MATERIAL PROVIDED:
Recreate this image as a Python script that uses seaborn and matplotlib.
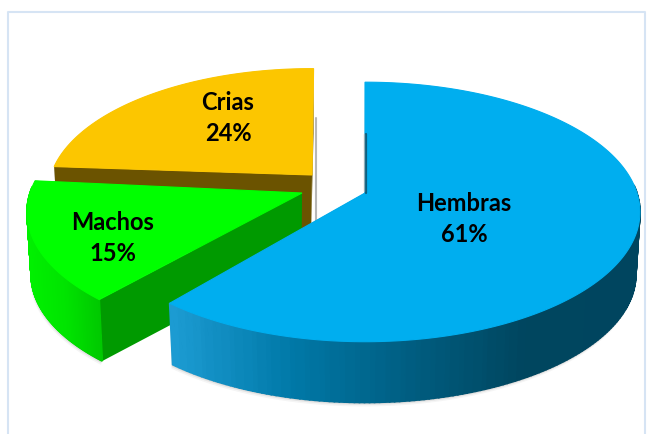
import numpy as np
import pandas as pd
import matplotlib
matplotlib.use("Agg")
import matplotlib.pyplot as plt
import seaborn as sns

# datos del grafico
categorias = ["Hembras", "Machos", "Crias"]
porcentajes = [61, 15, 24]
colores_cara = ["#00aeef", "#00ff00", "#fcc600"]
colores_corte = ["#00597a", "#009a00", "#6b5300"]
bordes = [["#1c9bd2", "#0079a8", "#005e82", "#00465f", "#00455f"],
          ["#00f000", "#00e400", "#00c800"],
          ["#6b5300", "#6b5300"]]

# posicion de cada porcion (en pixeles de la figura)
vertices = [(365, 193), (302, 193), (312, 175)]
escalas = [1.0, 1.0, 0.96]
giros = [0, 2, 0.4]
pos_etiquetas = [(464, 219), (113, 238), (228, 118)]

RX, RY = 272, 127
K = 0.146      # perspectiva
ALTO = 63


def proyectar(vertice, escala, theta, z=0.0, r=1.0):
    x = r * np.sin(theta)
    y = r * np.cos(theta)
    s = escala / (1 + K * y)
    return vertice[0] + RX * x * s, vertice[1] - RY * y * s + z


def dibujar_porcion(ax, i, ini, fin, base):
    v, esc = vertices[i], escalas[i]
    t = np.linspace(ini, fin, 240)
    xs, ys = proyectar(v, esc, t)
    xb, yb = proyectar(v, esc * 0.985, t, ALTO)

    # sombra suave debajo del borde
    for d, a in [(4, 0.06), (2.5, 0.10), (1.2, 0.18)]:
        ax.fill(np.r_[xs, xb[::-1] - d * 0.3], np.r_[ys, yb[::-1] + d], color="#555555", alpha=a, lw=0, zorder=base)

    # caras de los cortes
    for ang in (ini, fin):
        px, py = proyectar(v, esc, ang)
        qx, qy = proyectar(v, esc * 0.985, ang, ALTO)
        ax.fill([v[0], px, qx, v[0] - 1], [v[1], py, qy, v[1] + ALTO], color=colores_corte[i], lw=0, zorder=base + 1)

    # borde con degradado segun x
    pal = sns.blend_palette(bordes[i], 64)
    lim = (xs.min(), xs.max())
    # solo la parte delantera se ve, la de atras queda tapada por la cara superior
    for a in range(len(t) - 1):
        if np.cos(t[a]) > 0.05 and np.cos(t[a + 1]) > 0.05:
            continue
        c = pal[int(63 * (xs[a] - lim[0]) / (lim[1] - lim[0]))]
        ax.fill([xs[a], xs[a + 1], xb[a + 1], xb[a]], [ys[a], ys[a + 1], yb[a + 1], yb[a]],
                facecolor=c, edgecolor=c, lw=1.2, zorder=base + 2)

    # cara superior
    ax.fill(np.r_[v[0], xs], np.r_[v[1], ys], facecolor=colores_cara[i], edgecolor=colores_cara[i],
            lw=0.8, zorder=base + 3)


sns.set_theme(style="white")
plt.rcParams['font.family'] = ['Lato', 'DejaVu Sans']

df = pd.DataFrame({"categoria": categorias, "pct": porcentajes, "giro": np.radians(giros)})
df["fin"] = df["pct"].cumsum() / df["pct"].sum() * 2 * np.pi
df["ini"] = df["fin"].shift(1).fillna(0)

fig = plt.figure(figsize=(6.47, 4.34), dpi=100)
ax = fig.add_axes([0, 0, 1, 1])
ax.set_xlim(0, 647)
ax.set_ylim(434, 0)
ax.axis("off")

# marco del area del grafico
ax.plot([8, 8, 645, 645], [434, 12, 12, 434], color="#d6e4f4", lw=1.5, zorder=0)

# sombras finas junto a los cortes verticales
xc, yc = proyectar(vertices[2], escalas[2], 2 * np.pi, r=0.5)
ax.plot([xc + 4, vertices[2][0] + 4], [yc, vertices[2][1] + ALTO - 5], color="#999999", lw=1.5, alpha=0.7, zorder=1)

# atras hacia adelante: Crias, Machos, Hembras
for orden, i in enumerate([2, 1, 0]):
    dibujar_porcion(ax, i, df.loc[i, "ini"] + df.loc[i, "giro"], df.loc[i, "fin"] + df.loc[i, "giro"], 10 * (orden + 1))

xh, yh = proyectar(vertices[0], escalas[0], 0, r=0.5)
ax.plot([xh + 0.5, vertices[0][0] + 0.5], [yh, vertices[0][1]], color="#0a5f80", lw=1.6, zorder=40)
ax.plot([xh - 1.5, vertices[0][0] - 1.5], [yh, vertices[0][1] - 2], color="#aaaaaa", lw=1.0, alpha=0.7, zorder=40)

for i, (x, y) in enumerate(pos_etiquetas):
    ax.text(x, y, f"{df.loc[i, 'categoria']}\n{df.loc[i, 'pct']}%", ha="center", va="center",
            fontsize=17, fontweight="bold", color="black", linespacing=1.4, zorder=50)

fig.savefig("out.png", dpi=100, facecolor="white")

EXERCISE:
Repeat the material above word for word and skip every image in it.

RESPONSE TO THE TASK:
Recreate this image as a Python script that uses seaborn and matplotlib.
import numpy as np
import pandas as pd
import matplotlib
matplotlib.use("Agg")
import matplotlib.pyplot as plt
import seaborn as sns

# datos del grafico
categorias = ["Hembras", "Machos", "Crias"]
porcentajes = [61, 15, 24]
colores_cara = ["#00aeef", "#00ff00", "#fcc600"]
colores_corte = ["#00597a", "#009a00", "#6b5300"]
bordes = [["#1c9bd2", "#0079a8", "#005e82", "#00465f", "#00455f"],
          ["#00f000", "#00e400", "#00c800"],
          ["#6b5300", "#6b5300"]]

# posicion de cada porcion (en pixeles de la figura)
vertices = [(365, 193), (302, 193), (312, 175)]
escalas = [1.0, 1.0, 0.96]
giros = [0, 2, 0.4]
pos_etiquetas = [(464, 219), (113, 238), (228, 118)]

RX, RY = 272, 127
K = 0.146      # perspectiva
ALTO = 63


def proyectar(vertice, escala, theta, z=0.0, r=1.0):
    x = r * np.sin(theta)
    y = r * np.cos(theta)
    s = escala / (1 + K * y)
    return vertice[0] + RX * x * s, vertice[1] - RY * y * s + z


def dibujar_porcion(ax, i, ini, fin, base):
    v, esc = vertices[i], escalas[i]
    t = np.linspace(ini, fin, 240)
    xs, ys = proyectar(v, esc, t)
    xb, yb = proyectar(v, esc * 0.985, t, ALTO)

    # sombra suave debajo del borde
    for d, a in [(4, 0.06), (2.5, 0.10), (1.2, 0.18)]:
        ax.fill(np.r_[xs, xb[::-1] - d * 0.3], np.r_[ys, yb[::-1] + d], color="#555555", alpha=a, lw=0, zorder=base)

    # caras de los cortes
    for ang in (ini, fin):
        px, py = proyectar(v, esc, ang)
        qx, qy = proyectar(v, esc * 0.985, ang, ALTO)
        ax.fill([v[0], px, qx, v[0] - 1], [v[1], py, qy, v[1] + ALTO], color=colores_corte[i], lw=0, zorder=base + 1)

    # borde con degradado segun x
    pal = sns.blend_palette(bordes[i], 64)
    lim = (xs.min(), xs.max())
    # solo la parte delantera se ve, la de atras queda tapada por la cara superior
    for a in range(len(t) - 1):
        if np.cos(t[a]) > 0.05 and np.cos(t[a + 1]) > 0.05:
            continue
        c = pal[int(63 * (xs[a] - lim[0]) / (lim[1] - lim[0]))]
        ax.fill([xs[a], xs[a + 1], xb[a + 1], xb[a]], [ys[a], ys[a + 1], yb[a + 1], yb[a]],
                facecolor=c, edgecolor=c, lw=1.2, zorder=base + 2)

    # cara superior
    ax.fill(np.r_[v[0], xs], np.r_[v[1], ys], facecolor=colores_cara[i], edgecolor=colores_cara[i],
            lw=0.8, zorder=base + 3)


sns.set_theme(style="white")
plt.rcParams['font.family'] = ['Lato', 'DejaVu Sans']

df = pd.DataFrame({"categoria": categorias, "pct": porcentajes, "giro": np.radians(giros)})
df["fin"] = df["pct"].cumsum() / df["pct"].sum() * 2 * np.pi
df["ini"] = df["fin"].shift(1).fillna(0)

fig = plt.figure(figsize=(6.47, 4.34), dpi=100)
ax = fig.add_axes([0, 0, 1, 1])
ax.set_xlim(0, 647)
ax.set_ylim(434, 0)
ax.axis("off")

# marco del area del grafico
ax.plot([8, 8, 645, 645], [434, 12, 12, 434], color="#d6e4f4", lw=1.5, zorder=0)

# sombras finas junto a los cortes verticales
xc, yc = proyectar(vertices[2], escalas[2], 2 * np.pi, r=0.5)
ax.plot([xc + 4, vertices[2][0] + 4], [yc, vertices[2][1] + ALTO - 5], color="#999999", lw=1.5, alpha=0.7, zorder=1)

# atras hacia adelante: Crias, Machos, Hembras
for orden, i in enumerate([2, 1, 0]):
    dibujar_porcion(ax, i, df.loc[i, "ini"] + df.loc[i, "giro"], df.loc[i, "fin"] + df.loc[i, "giro"], 10 * (orden + 1))

xh, yh = proyectar(vertices[0], escalas[0], 0, r=0.5)
ax.plot([xh + 0.5, vertices[0][0] + 0.5], [yh, vertices[0][1]], color="#0a5f80", lw=1.6, zorder=40)
ax.plot([xh - 1.5, vertices[0][0] - 1.5], [yh, vertices[0][1] - 2], color="#aaaaaa", lw=1.0, alpha=0.7, zorder=40)

for i, (x, y) in enumerate(pos_etiquetas):
    ax.text(x, y, f"{df.loc[i, 'categoria']}\n{df.loc[i, 'pct']}%", ha="center", va="center",
            fontsize=17, fontweight="bold", color="black", linespacing=1.4, zorder=50)

fig.savefig("out.png", dpi=100, facecolor="white")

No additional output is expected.